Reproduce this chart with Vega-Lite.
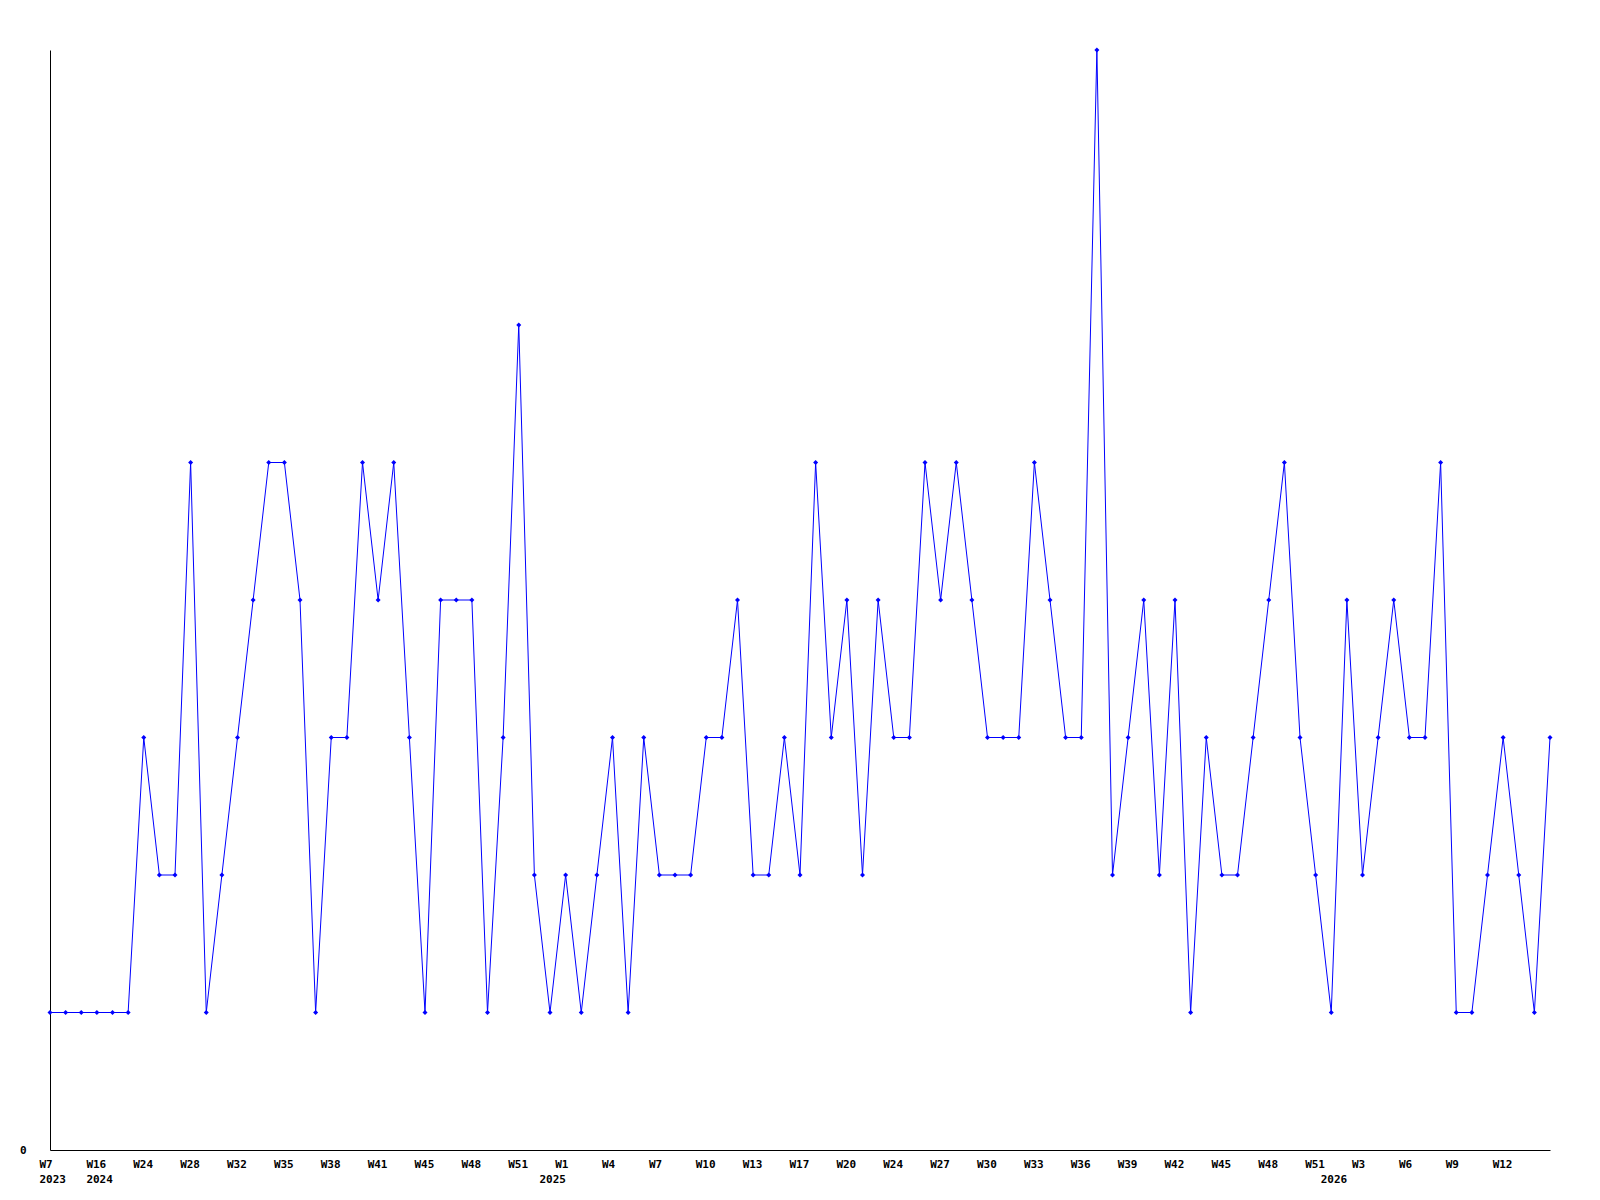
{
  "$schema": "https://vega.github.io/schema/vega-lite/v6.json",
  "width": 1500,
  "height": 1100,
  "autosize": {"type": "none"},
  "padding": {"left": 50, "top": 50, "right": 50, "bottom": 50},
  "background": "white",
  "config": {"view": {"stroke": null}},
  "data": {"values": [
    {"week": "2023-W07", "count": 1},
    {"week": "2023-W20", "count": 1},
    {"week": "2024-W05", "count": 1},
    {"week": "2024-W16", "count": 1},
    {"week": "2024-W19", "count": 1},
    {"week": "2024-W21", "count": 1},
    {"week": "2024-W24", "count": 3},
    {"week": "2024-W25", "count": 2},
    {"week": "2024-W27", "count": 2},
    {"week": "2024-W28", "count": 5},
    {"week": "2024-W29", "count": 1},
    {"week": "2024-W31", "count": 2},
    {"week": "2024-W32", "count": 3},
    {"week": "2024-W33", "count": 4},
    {"week": "2024-W34", "count": 5},
    {"week": "2024-W35", "count": 5},
    {"week": "2024-W36", "count": 4},
    {"week": "2024-W37", "count": 1},
    {"week": "2024-W38", "count": 3},
    {"week": "2024-W39", "count": 3},
    {"week": "2024-W40", "count": 5},
    {"week": "2024-W41", "count": 4},
    {"week": "2024-W42", "count": 5},
    {"week": "2024-W44", "count": 3},
    {"week": "2024-W45", "count": 1},
    {"week": "2024-W46", "count": 4},
    {"week": "2024-W47", "count": 4},
    {"week": "2024-W48", "count": 4},
    {"week": "2024-W49", "count": 1},
    {"week": "2024-W50", "count": 3},
    {"week": "2024-W51", "count": 6},
    {"week": "2024-W52", "count": 2},
    {"week": "2025-W00", "count": 1},
    {"week": "2025-W01", "count": 2},
    {"week": "2025-W02", "count": 1},
    {"week": "2025-W03", "count": 2},
    {"week": "2025-W04", "count": 3},
    {"week": "2025-W05", "count": 1},
    {"week": "2025-W06", "count": 3},
    {"week": "2025-W07", "count": 2},
    {"week": "2025-W08", "count": 2},
    {"week": "2025-W09", "count": 2},
    {"week": "2025-W10", "count": 3},
    {"week": "2025-W11", "count": 3},
    {"week": "2025-W12", "count": 4},
    {"week": "2025-W13", "count": 2},
    {"week": "2025-W15", "count": 2},
    {"week": "2025-W16", "count": 3},
    {"week": "2025-W17", "count": 2},
    {"week": "2025-W18", "count": 5},
    {"week": "2025-W19", "count": 3},
    {"week": "2025-W20", "count": 4},
    {"week": "2025-W21", "count": 2},
    {"week": "2025-W23", "count": 4},
    {"week": "2025-W24", "count": 3},
    {"week": "2025-W25", "count": 3},
    {"week": "2025-W26", "count": 5},
    {"week": "2025-W27", "count": 4},
    {"week": "2025-W28", "count": 5},
    {"week": "2025-W29", "count": 4},
    {"week": "2025-W30", "count": 3},
    {"week": "2025-W31", "count": 3},
    {"week": "2025-W32", "count": 3},
    {"week": "2025-W33", "count": 5},
    {"week": "2025-W34", "count": 4},
    {"week": "2025-W35", "count": 3},
    {"week": "2025-W36", "count": 3},
    {"week": "2025-W37", "count": 8},
    {"week": "2025-W38", "count": 2},
    {"week": "2025-W39", "count": 3},
    {"week": "2025-W40", "count": 4},
    {"week": "2025-W41", "count": 2},
    {"week": "2025-W42", "count": 4},
    {"week": "2025-W43", "count": 1},
    {"week": "2025-W44", "count": 3},
    {"week": "2025-W45", "count": 2},
    {"week": "2025-W46", "count": 2},
    {"week": "2025-W47", "count": 3},
    {"week": "2025-W48", "count": 4},
    {"week": "2025-W49", "count": 5},
    {"week": "2025-W50", "count": 3},
    {"week": "2025-W51", "count": 2},
    {"week": "2026-W00", "count": 1},
    {"week": "2026-W01", "count": 4},
    {"week": "2026-W03", "count": 2},
    {"week": "2026-W04", "count": 3},
    {"week": "2026-W05", "count": 4},
    {"week": "2026-W06", "count": 3},
    {"week": "2026-W07", "count": 3},
    {"week": "2026-W08", "count": 5},
    {"week": "2026-W09", "count": 1},
    {"week": "2026-W10", "count": 1},
    {"week": "2026-W11", "count": 2},
    {"week": "2026-W12", "count": 3},
    {"week": "2026-W13", "count": 2},
    {"week": "2026-W14", "count": 1},
    {"week": "2026-W15", "count": 3}
  ]},
  "encoding": {
    "x": {
      "field": "week",
      "type": "ordinal",
      "sort": null,
      "scale": {"type": "point", "padding": 0},
      "axis": {
        "title": null,
        "values": ["2023-W07","2024-W16","2024-W24","2024-W28","2024-W32","2024-W35","2024-W38","2024-W41","2024-W45","2024-W48","2024-W51","2025-W00","2025-W01","2025-W04","2025-W07","2025-W10","2025-W13","2025-W17","2025-W20","2025-W24","2025-W27","2025-W30","2025-W33","2025-W36","2025-W39","2025-W42","2025-W45","2025-W48","2025-W51","2026-W00","2026-W03","2026-W06","2026-W09","2026-W12"],
        "labelExpr": "slice(datum.value, 6) == '00' ? ['', slice(datum.value, 0, 4)] : (indexof(['2023-W07','2024-W16'], datum.value) >= 0 ? ['W' + toNumber(slice(datum.value, 6)), slice(datum.value, 0, 4)] : 'W' + toNumber(slice(datum.value, 6)))",
        "labelAngle": 0,
        "labelAlign": "left",
        "labelOffset": -11,
        "labelBaseline": "top",
        "labelPadding": 8,
        "labelFont": "DejaVu Sans Mono",
        "labelFontWeight": "bold",
        "labelFontSize": 11,
        "labelLineHeight": 15,
        "labelColor": "black",
        "labelOverlap": false,
        "labelBound": false,
        "labelFlush": false,
        "ticks": false,
        "domainColor": "black",
        "domainWidth": 1,
        "grid": false
      }
    },
    "y": {
      "field": "count",
      "type": "quantitative",
      "scale": {"domain": [0, 8], "nice": false, "zero": true},
      "axis": {
        "title": null,
        "values": [0],
        "ticks": false,
        "grid": false,
        "labelPadding": 24,
        "labelFont": "DejaVu Sans Mono",
        "labelFontWeight": "bold",
        "labelFontSize": 11,
        "labelColor": "black",
        "labelBaseline": "middle",
        "domainColor": "black",
        "domainWidth": 1
      }
    }
  },
  "layer": [
    {"mark": {"type": "line", "color": "#0000ff", "strokeWidth": 1}},
    {"mark": {"type": "point", "shape": "diamond", "filled": true, "color": "#0000ff", "size": 25, "opacity": 1}}
  ]
}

········

= Exercise details =
Return each line from the material above exactly, but not the pictures.

= Exercise answer =
Reproduce this chart with Vega-Lite.
{
  "$schema": "https://vega.github.io/schema/vega-lite/v6.json",
  "width": 1500,
  "height": 1100,
  "autosize": {"type": "none"},
  "padding": {"left": 50, "top": 50, "right": 50, "bottom": 50},
  "background": "white",
  "config": {"view": {"stroke": null}},
  "data": {"values": [
    {"week": "2023-W07", "count": 1},
    {"week": "2023-W20", "count": 1},
    {"week": "2024-W05", "count": 1},
    {"week": "2024-W16", "count": 1},
    {"week": "2024-W19", "count": 1},
    {"week": "2024-W21", "count": 1},
    {"week": "2024-W24", "count": 3},
    {"week": "2024-W25", "count": 2},
    {"week": "2024-W27", "count": 2},
    {"week": "2024-W28", "count": 5},
    {"week": "2024-W29", "count": 1},
    {"week": "2024-W31", "count": 2},
    {"week": "2024-W32", "count": 3},
    {"week": "2024-W33", "count": 4},
    {"week": "2024-W34", "count": 5},
    {"week": "2024-W35", "count": 5},
    {"week": "2024-W36", "count": 4},
    {"week": "2024-W37", "count": 1},
    {"week": "2024-W38", "count": 3},
    {"week": "2024-W39", "count": 3},
    {"week": "2024-W40", "count": 5},
    {"week": "2024-W41", "count": 4},
    {"week": "2024-W42", "count": 5},
    {"week": "2024-W44", "count": 3},
    {"week": "2024-W45", "count": 1},
    {"week": "2024-W46", "count": 4},
    {"week": "2024-W47", "count": 4},
    {"week": "2024-W48", "count": 4},
    {"week": "2024-W49", "count": 1},
    {"week": "2024-W50", "count": 3},
    {"week": "2024-W51", "count": 6},
    {"week": "2024-W52", "count": 2},
    {"week": "2025-W00", "count": 1},
    {"week": "2025-W01", "count": 2},
    {"week": "2025-W02", "count": 1},
    {"week": "2025-W03", "count": 2},
    {"week": "2025-W04", "count": 3},
    {"week": "2025-W05", "count": 1},
    {"week": "2025-W06", "count": 3},
    {"week": "2025-W07", "count": 2},
    {"week": "2025-W08", "count": 2},
    {"week": "2025-W09", "count": 2},
    {"week": "2025-W10", "count": 3},
    {"week": "2025-W11", "count": 3},
    {"week": "2025-W12", "count": 4},
    {"week": "2025-W13", "count": 2},
    {"week": "2025-W15", "count": 2},
    {"week": "2025-W16", "count": 3},
    {"week": "2025-W17", "count": 2},
    {"week": "2025-W18", "count": 5},
    {"week": "2025-W19", "count": 3},
    {"week": "2025-W20", "count": 4},
    {"week": "2025-W21", "count": 2},
    {"week": "2025-W23", "count": 4},
    {"week": "2025-W24", "count": 3},
    {"week": "2025-W25", "count": 3},
    {"week": "2025-W26", "count": 5},
    {"week": "2025-W27", "count": 4},
    {"week": "2025-W28", "count": 5},
    {"week": "2025-W29", "count": 4},
    {"week": "2025-W30", "count": 3},
    {"week": "2025-W31", "count": 3},
    {"week": "2025-W32", "count": 3},
    {"week": "2025-W33", "count": 5},
    {"week": "2025-W34", "count": 4},
    {"week": "2025-W35", "count": 3},
    {"week": "2025-W36", "count": 3},
    {"week": "2025-W37", "count": 8},
    {"week": "2025-W38", "count": 2},
    {"week": "2025-W39", "count": 3},
    {"week": "2025-W40", "count": 4},
    {"week": "2025-W41", "count": 2},
    {"week": "2025-W42", "count": 4},
    {"week": "2025-W43", "count": 1},
    {"week": "2025-W44", "count": 3},
    {"week": "2025-W45", "count": 2},
    {"week": "2025-W46", "count": 2},
    {"week": "2025-W47", "count": 3},
    {"week": "2025-W48", "count": 4},
    {"week": "2025-W49", "count": 5},
    {"week": "2025-W50", "count": 3},
    {"week": "2025-W51", "count": 2},
    {"week": "2026-W00", "count": 1},
    {"week": "2026-W01", "count": 4},
    {"week": "2026-W03", "count": 2},
    {"week": "2026-W04", "count": 3},
    {"week": "2026-W05", "count": 4},
    {"week": "2026-W06", "count": 3},
    {"week": "2026-W07", "count": 3},
    {"week": "2026-W08", "count": 5},
    {"week": "2026-W09", "count": 1},
    {"week": "2026-W10", "count": 1},
    {"week": "2026-W11", "count": 2},
    {"week": "2026-W12", "count": 3},
    {"week": "2026-W13", "count": 2},
    {"week": "2026-W14", "count": 1},
    {"week": "2026-W15", "count": 3}
  ]},
  "encoding": {
    "x": {
      "field": "week",
      "type": "ordinal",
      "sort": null,
      "scale": {"type": "point", "padding": 0},
      "axis": {
        "title": null,
        "values": ["2023-W07","2024-W16","2024-W24","2024-W28","2024-W32","2024-W35","2024-W38","2024-W41","2024-W45","2024-W48","2024-W51","2025-W00","2025-W01","2025-W04","2025-W07","2025-W10","2025-W13","2025-W17","2025-W20","2025-W24","2025-W27","2025-W30","2025-W33","2025-W36","2025-W39","2025-W42","2025-W45","2025-W48","2025-W51","2026-W00","2026-W03","2026-W06","2026-W09","2026-W12"],
        "labelExpr": "slice(datum.value, 6) == '00' ? ['', slice(datum.value, 0, 4)] : (indexof(['2023-W07','2024-W16'], datum.value) >= 0 ? ['W' + toNumber(slice(datum.value, 6)), slice(datum.value, 0, 4)] : 'W' + toNumber(slice(datum.value, 6)))",
        "labelAngle": 0,
        "labelAlign": "left",
        "labelOffset": -11,
        "labelBaseline": "top",
        "labelPadding": 8,
        "labelFont": "DejaVu Sans Mono",
        "labelFontWeight": "bold",
        "labelFontSize": 11,
        "labelLineHeight": 15,
        "labelColor": "black",
        "labelOverlap": false,
        "labelBound": false,
        "labelFlush": false,
        "ticks": false,
        "domainColor": "black",
        "domainWidth": 1,
        "grid": false
      }
    },
    "y": {
      "field": "count",
      "type": "quantitative",
      "scale": {"domain": [0, 8], "nice": false, "zero": true},
      "axis": {
        "title": null,
        "values": [0],
        "ticks": false,
        "grid": false,
        "labelPadding": 24,
        "labelFont": "DejaVu Sans Mono",
        "labelFontWeight": "bold",
        "labelFontSize": 11,
        "labelColor": "black",
        "labelBaseline": "middle",
        "domainColor": "black",
        "domainWidth": 1
      }
    }
  },
  "layer": [
    {"mark": {"type": "line", "color": "#0000ff", "strokeWidth": 1}},
    {"mark": {"type": "point", "shape": "diamond", "filled": true, "color": "#0000ff", "size": 25, "opacity": 1}}
  ]
}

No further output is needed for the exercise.